# How much weight can an apartment balcony take?



## AquaNekoMobile (Feb 26, 2010)

I was talking to someone and they're interested in the fish and ediable goodness of aquaponics but they live in an apartment and they are allowed pets and have a large and small fish tank. They are thinking of doing an above ground wooden DIY pond on thier balcony taking up like 70-80% of the balcony space and putting the plants on top.

What they asked me and what I could not answer was how much weight can a balcony support? IIRC thier balcony guard is about hip level and that is about how high the tank they want to go to. Not sure of the full balcony sizing as I only see him from time to time. I think it's something like 4' x 8-10' on the ground spacing.

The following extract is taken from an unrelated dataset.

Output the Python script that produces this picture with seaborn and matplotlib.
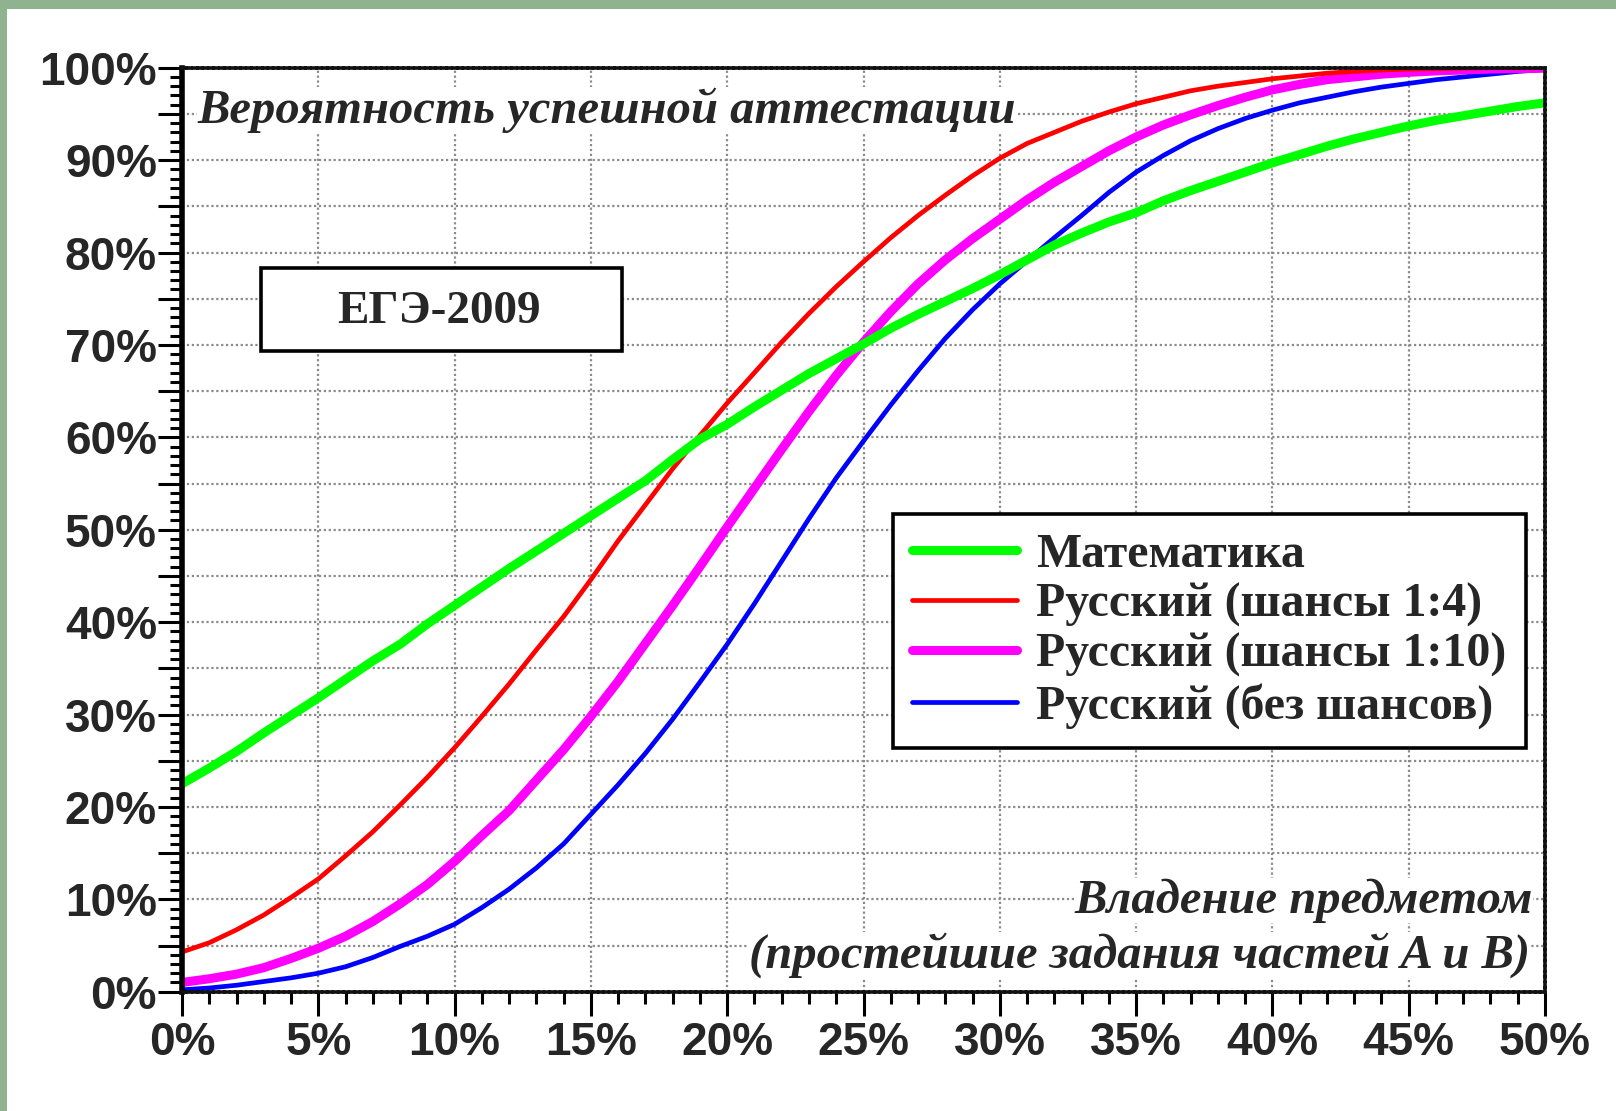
import matplotlib
matplotlib.use("Agg")
import matplotlib.pyplot as plt
import seaborn as sns
import numpy as np
import pandas as pd
from matplotlib.patches import Rectangle
from matplotlib.ticker import MultipleLocator, FuncFormatter
from matplotlib.lines import Line2D

# ---------------- data (percent) ----------------
mastery = list(range(0, 51))  # Владение предметом, %

math_vals = [22.5, 24.2, 26.0, 28.0, 29.9, 31.8, 33.8, 35.8, 37.6, 39.8,
             41.8, 43.8, 45.8, 47.7, 49.6, 51.5, 53.4, 55.3, 57.6, 59.8,
             61.4, 63.3, 65.1, 66.9, 68.5, 70.1, 71.8, 73.3, 74.7, 76.1,
             77.6, 79.2, 80.8, 82.1, 83.3, 84.3, 85.6, 86.7, 87.7, 88.7,
             89.7, 90.6, 91.5, 92.3, 93.0, 93.7, 94.3, 94.8, 95.3, 95.8, 96.2]

rus_4_vals = [4.3, 5.3, 6.7, 8.3, 10.2, 12.2, 14.7, 17.3, 20.2, 23.2,
              26.4, 29.8, 33.3, 37.0, 40.6, 44.6, 48.8, 52.7, 56.6, 60.2,
              63.7, 67.0, 70.3, 73.4, 76.3, 79.0, 81.6, 84.0, 86.2, 88.3,
              90.2, 91.8, 93.0, 94.2, 95.2, 96.1, 96.8, 97.5, 98.0, 98.4,
              98.8, 99.1, 99.4, 99.6, 99.75, 99.85, 99.9, 99.95, 100.0, 100.0, 100.0]

rus_10_vals = [1.0, 1.4, 1.9, 2.6, 3.6, 4.7, 6.0, 7.6, 9.5, 11.6,
               14.1, 16.9, 19.6, 22.9, 26.2, 29.8, 33.6, 37.7, 41.8, 46.0,
               50.3, 54.5, 58.7, 62.8, 66.7, 70.3, 73.6, 76.6, 79.2, 81.5,
               83.6, 85.7, 87.6, 89.3, 91.0, 92.5, 93.8, 94.9, 95.9, 96.8,
               97.6, 98.2, 98.7, 99.0, 99.3, 99.5, 99.65, 99.75, 99.85, 99.9, 99.95]

rus_0_vals = [0.2, 0.4, 0.7, 1.1, 1.5, 2.0, 2.7, 3.7, 4.9, 6.0,
              7.3, 9.1, 11.1, 13.4, 16.0, 19.2, 22.4, 25.8, 29.5, 33.5,
              37.6, 42.0, 46.6, 51.2, 55.6, 59.6, 63.5, 67.2, 70.7, 73.8,
              76.6, 79.1, 81.6, 84.0, 86.5, 88.7, 90.5, 92.1, 93.4, 94.5,
              95.4, 96.2, 96.8, 97.4, 97.9, 98.3, 98.7, 99.0, 99.3, 99.6, 99.8]

series_names = ["Математика", "Русский (шансы 1:4)",
                "Русский (шансы 1:10)", "Русский (без шансов)"]
series_vals = [math_vals, rus_4_vals, rus_10_vals, rus_0_vals]
series_colors = ["#00ff00", "#ff0000", "#ff00ff", "#0000ff"]
series_widths = [6.5, 3.4, 6.5, 3.4]

title_text = "Вероятность успешной аттестации"
xlabel_line1 = "Владение предметом"
xlabel_line2 = "(простейшие задания частей A и B)"
box_text = "ЕГЭ-2009"

# ---------------- style ----------------
sns.set_style("white")
plt.rcParams["font.family"] = ["Liberation Sans", "DejaVu Sans"]

W, H = 1616, 1111
fig = plt.figure(figsize=(W / 100, H / 100), dpi=100)
fig.patch.set_facecolor("#8fb38f")
fig.add_artist(Rectangle((7 / W, 0), 1 - 7 / W, (H - 9) / H,
                         transform=fig.transFigure, facecolor="white",
                         edgecolor="none", zorder=0))

x0, x1 = 182, 1545
yb, yt = 991.7, 67.7
ax = fig.add_axes([x0 / W, (H - yb) / H, (x1 - x0) / W, (yb - yt) / H])
ax.set_facecolor("white")

df = pd.DataFrame({"x": mastery * 4,
                   "y": sum(series_vals, []),
                   "series": sum([[n] * len(mastery) for n in series_names], [])})

# draw order: blue, magenta, red, green (green on top)
handles = {}
for idx in [3, 2, 1, 0]:
    name = series_names[idx]
    sub = df[df["series"] == name]
    sns.lineplot(data=sub, x="x", y="y", color=series_colors[idx],
                 linewidth=series_widths[idx], ax=ax, legend=False,
                 zorder=3 + (3 - idx))
    handles[name] = Line2D([0], [0], color=series_colors[idx],
                           linewidth=series_widths[idx])

ax.set_xlim(0, 50)
ax.set_ylim(0, 100)
ax.set_xlabel("")
ax.set_ylabel("")

ax.xaxis.set_major_locator(MultipleLocator(5))
ax.xaxis.set_minor_locator(MultipleLocator(1))
ax.yaxis.set_major_locator(MultipleLocator(5))
ax.yaxis.set_minor_locator(MultipleLocator(1))
ax.xaxis.set_major_formatter(FuncFormatter(lambda v, p: f"{int(round(v))}%"))
ax.yaxis.set_major_formatter(FuncFormatter(
    lambda v, p: f"{int(round(v))}%" if int(round(v)) % 10 == 0 else ""))

ax.tick_params(axis="both", which="both", left=True, bottom=True,
               top=False, right=False)
ax.tick_params(axis="both", which="major", direction="out", length=17,
               width=2.2, color="black", labelsize=33, pad=1)
ax.tick_params(axis="both", which="minor", direction="out", length=8.5,
               width=2.2, color="black")
ax.tick_params(axis="x", which="major", pad=4)
for lab in ax.get_xticklabels() + ax.get_yticklabels():
    lab.set_fontweight("bold")
    lab.set_family(["Liberation Sans", "DejaVu Sans"])

ax.grid(True, which="major", color="#8a8a8a", linestyle=(0, (1, 1.2)),
        linewidth=1.6)
ax.grid(False, which="minor")
ax.set_axisbelow(True)

ax.spines["left"].set_linewidth(4)
ax.spines["left"].set_color("black")
for s in ["top", "right", "bottom"]:
    ax.spines[s].set_linewidth(2.6)
    ax.spines[s].set_color("#111111")
    ax.spines[s].set_linestyle((0, (1, 0.5)))
for s in ax.spines.values():
    s.set_zorder(10)

serif_bi = dict(family=["Liberation Serif", "DejaVu Serif"],
                weight="bold", style="italic")
white_bg = dict(facecolor="white", edgecolor="none", pad=0.5)
ax.text(0.55, 94.0, title_text, fontsize=35, ha="left", va="baseline",
        zorder=2.5, bbox=white_bg, **serif_bi)
ax.text(49.56, 8.53, xlabel_line1, fontsize=35, ha="right", va="baseline",
        zorder=2.5, bbox=white_bg, **serif_bi)
ax.text(49.45, 2.57, xlabel_line2, fontsize=35, ha="right", va="baseline",
        zorder=2.5, bbox=white_bg, **serif_bi)

# ЕГЭ box
ax.add_patch(Rectangle((2.89, 69.3), 16.13 - 2.89, 78.3 - 69.3,
                       facecolor="white", edgecolor="black", linewidth=2.6,
                       zorder=7))
ax.text(9.43, 72.4, box_text, fontsize=34, ha="center", va="baseline",
        family=["Liberation Serif", "DejaVu Serif"], weight="bold", zorder=8)

leg = ax.legend([handles[n] for n in series_names], series_names,
                loc="upper left", bbox_to_anchor=((893 - x0) / (x1 - x0),
                                                  (yb - 514) / (yb - yt)),
                borderaxespad=0, frameon=True, fancybox=False,
                framealpha=1, edgecolor="black", handlelength=2.2,
                handletextpad=0.4, labelspacing=0.12, borderpad=0.4,
                prop=dict(family=["Liberation Serif", "DejaVu Serif"],
                          weight="bold", size=34.4))
leg.get_frame().set_linewidth(2.6)
leg.set_zorder(9)

fig.savefig("out.png", dpi=100, facecolor=fig.get_facecolor())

Not sure what gallon amount that tankage will be.

EDIT:

Holy crap..



> You provided measurements in inches:
> Width: 120" (304.8cm)
> Height: 48" (121.92cm)
> Depth: 48" (121.92cm)
> Your tank's volume is approximately 276,480.0 cubic inches or 1,196.9 U.S. gallons, which is approximately 4,655.9 liters.


http://www.firsttankguide.net/calculator.php

That's almost 10,000lbs ;;


----------



## PACMAN (Mar 4, 2010)

i dont know the answer, but i personally wouldn't risk it


----------



## missindifferent (Jun 25, 2010)

It's probably against building regulations too... they should speak to the landlord first


----------



## dl88dl (Mar 8, 2010)

That is alot of weight on a balcony and that aquaponic system will end up on group level lol


----------